* PROBLEM DESCRIPTION
The entries below are to be repeated exactly as they stand.

* DATA SHOWN
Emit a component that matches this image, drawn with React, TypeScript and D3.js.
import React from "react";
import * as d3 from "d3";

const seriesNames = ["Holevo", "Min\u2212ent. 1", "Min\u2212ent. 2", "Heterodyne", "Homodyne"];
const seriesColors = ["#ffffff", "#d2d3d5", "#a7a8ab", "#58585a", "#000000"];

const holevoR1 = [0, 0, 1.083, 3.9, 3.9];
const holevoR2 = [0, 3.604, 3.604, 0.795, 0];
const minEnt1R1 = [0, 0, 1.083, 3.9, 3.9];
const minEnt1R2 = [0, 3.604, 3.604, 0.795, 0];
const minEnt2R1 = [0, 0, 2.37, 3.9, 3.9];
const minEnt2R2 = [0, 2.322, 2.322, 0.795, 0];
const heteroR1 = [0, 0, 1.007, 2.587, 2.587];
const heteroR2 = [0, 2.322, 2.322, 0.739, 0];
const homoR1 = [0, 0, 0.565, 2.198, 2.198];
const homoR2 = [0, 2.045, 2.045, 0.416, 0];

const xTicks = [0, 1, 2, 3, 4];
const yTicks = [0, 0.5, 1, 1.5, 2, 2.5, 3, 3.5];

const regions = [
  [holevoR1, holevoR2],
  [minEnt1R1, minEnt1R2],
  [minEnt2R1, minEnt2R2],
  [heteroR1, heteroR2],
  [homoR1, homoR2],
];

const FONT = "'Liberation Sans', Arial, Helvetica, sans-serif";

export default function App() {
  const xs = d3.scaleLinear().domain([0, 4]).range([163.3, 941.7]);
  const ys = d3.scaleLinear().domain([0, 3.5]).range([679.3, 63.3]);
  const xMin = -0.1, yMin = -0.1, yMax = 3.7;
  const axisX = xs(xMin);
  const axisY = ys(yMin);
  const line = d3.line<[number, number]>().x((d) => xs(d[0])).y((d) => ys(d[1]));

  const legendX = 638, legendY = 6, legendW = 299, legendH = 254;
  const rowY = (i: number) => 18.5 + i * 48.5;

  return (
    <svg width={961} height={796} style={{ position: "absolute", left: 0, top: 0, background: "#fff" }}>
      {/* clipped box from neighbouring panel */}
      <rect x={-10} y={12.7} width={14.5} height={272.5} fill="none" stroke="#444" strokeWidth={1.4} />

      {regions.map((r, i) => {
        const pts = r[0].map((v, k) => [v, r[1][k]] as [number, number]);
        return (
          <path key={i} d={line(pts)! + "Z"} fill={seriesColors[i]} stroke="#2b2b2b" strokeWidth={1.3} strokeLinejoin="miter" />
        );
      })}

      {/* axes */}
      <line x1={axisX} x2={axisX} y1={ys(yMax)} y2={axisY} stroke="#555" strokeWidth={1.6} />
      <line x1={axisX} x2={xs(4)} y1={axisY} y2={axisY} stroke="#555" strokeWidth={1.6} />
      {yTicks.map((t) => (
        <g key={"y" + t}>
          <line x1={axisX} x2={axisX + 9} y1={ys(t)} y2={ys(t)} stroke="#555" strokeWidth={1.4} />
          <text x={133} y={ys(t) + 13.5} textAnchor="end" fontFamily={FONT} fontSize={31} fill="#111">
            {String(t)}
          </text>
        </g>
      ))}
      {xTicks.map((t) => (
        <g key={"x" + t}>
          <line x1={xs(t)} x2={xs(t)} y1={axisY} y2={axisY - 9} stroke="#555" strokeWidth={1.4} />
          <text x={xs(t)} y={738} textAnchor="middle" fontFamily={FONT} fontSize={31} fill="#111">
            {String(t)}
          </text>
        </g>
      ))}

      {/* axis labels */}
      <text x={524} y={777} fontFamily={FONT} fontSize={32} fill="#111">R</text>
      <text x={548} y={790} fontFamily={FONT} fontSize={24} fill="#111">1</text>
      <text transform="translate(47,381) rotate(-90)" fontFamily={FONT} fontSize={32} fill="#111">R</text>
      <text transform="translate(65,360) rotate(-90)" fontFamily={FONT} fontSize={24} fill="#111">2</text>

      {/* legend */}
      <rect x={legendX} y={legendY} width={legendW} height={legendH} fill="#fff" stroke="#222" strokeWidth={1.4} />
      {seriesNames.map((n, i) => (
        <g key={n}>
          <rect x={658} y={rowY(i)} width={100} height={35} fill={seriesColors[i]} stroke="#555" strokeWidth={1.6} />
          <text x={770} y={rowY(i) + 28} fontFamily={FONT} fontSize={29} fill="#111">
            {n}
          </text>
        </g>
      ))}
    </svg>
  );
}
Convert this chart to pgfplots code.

* ANSWER
Emit a component that matches this image, drawn with React, TypeScript and D3.js.
import React from "react";
import * as d3 from "d3";

const seriesNames = ["Holevo", "Min\u2212ent. 1", "Min\u2212ent. 2", "Heterodyne", "Homodyne"];
const seriesColors = ["#ffffff", "#d2d3d5", "#a7a8ab", "#58585a", "#000000"];

const holevoR1 = [0, 0, 1.083, 3.9, 3.9];
const holevoR2 = [0, 3.604, 3.604, 0.795, 0];
const minEnt1R1 = [0, 0, 1.083, 3.9, 3.9];
const minEnt1R2 = [0, 3.604, 3.604, 0.795, 0];
const minEnt2R1 = [0, 0, 2.37, 3.9, 3.9];
const minEnt2R2 = [0, 2.322, 2.322, 0.795, 0];
const heteroR1 = [0, 0, 1.007, 2.587, 2.587];
const heteroR2 = [0, 2.322, 2.322, 0.739, 0];
const homoR1 = [0, 0, 0.565, 2.198, 2.198];
const homoR2 = [0, 2.045, 2.045, 0.416, 0];

const xTicks = [0, 1, 2, 3, 4];
const yTicks = [0, 0.5, 1, 1.5, 2, 2.5, 3, 3.5];

const regions = [
  [holevoR1, holevoR2],
  [minEnt1R1, minEnt1R2],
  [minEnt2R1, minEnt2R2],
  [heteroR1, heteroR2],
  [homoR1, homoR2],
];

const FONT = "'Liberation Sans', Arial, Helvetica, sans-serif";

export default function App() {
  const xs = d3.scaleLinear().domain([0, 4]).range([163.3, 941.7]);
  const ys = d3.scaleLinear().domain([0, 3.5]).range([679.3, 63.3]);
  const xMin = -0.1, yMin = -0.1, yMax = 3.7;
  const axisX = xs(xMin);
  const axisY = ys(yMin);
  const line = d3.line<[number, number]>().x((d) => xs(d[0])).y((d) => ys(d[1]));

  const legendX = 638, legendY = 6, legendW = 299, legendH = 254;
  const rowY = (i: number) => 18.5 + i * 48.5;

  return (
    <svg width={961} height={796} style={{ position: "absolute", left: 0, top: 0, background: "#fff" }}>
      {/* clipped box from neighbouring panel */}
      <rect x={-10} y={12.7} width={14.5} height={272.5} fill="none" stroke="#444" strokeWidth={1.4} />

      {regions.map((r, i) => {
        const pts = r[0].map((v, k) => [v, r[1][k]] as [number, number]);
        return (
          <path key={i} d={line(pts)! + "Z"} fill={seriesColors[i]} stroke="#2b2b2b" strokeWidth={1.3} strokeLinejoin="miter" />
        );
      })}

      {/* axes */}
      <line x1={axisX} x2={axisX} y1={ys(yMax)} y2={axisY} stroke="#555" strokeWidth={1.6} />
      <line x1={axisX} x2={xs(4)} y1={axisY} y2={axisY} stroke="#555" strokeWidth={1.6} />
      {yTicks.map((t) => (
        <g key={"y" + t}>
          <line x1={axisX} x2={axisX + 9} y1={ys(t)} y2={ys(t)} stroke="#555" strokeWidth={1.4} />
          <text x={133} y={ys(t) + 13.5} textAnchor="end" fontFamily={FONT} fontSize={31} fill="#111">
            {String(t)}
          </text>
        </g>
      ))}
      {xTicks.map((t) => (
        <g key={"x" + t}>
          <line x1={xs(t)} x2={xs(t)} y1={axisY} y2={axisY - 9} stroke="#555" strokeWidth={1.4} />
          <text x={xs(t)} y={738} textAnchor="middle" fontFamily={FONT} fontSize={31} fill="#111">
            {String(t)}
          </text>
        </g>
      ))}

      {/* axis labels */}
      <text x={524} y={777} fontFamily={FONT} fontSize={32} fill="#111">R</text>
      <text x={548} y={790} fontFamily={FONT} fontSize={24} fill="#111">1</text>
      <text transform="translate(47,381) rotate(-90)" fontFamily={FONT} fontSize={32} fill="#111">R</text>
      <text transform="translate(65,360) rotate(-90)" fontFamily={FONT} fontSize={24} fill="#111">2</text>

      {/* legend */}
      <rect x={legendX} y={legendY} width={legendW} height={legendH} fill="#fff" stroke="#222" strokeWidth={1.4} />
      {seriesNames.map((n, i) => (
        <g key={n}>
          <rect x={658} y={rowY(i)} width={100} height={35} fill={seriesColors[i]} stroke="#555" strokeWidth={1.6} />
          <text x={770} y={rowY(i) + 28} fontFamily={FONT} fontSize={29} fill="#111">
            {n}
          </text>
        </g>
      ))}
    </svg>
  );
}
Convert this chart to pgfplots code.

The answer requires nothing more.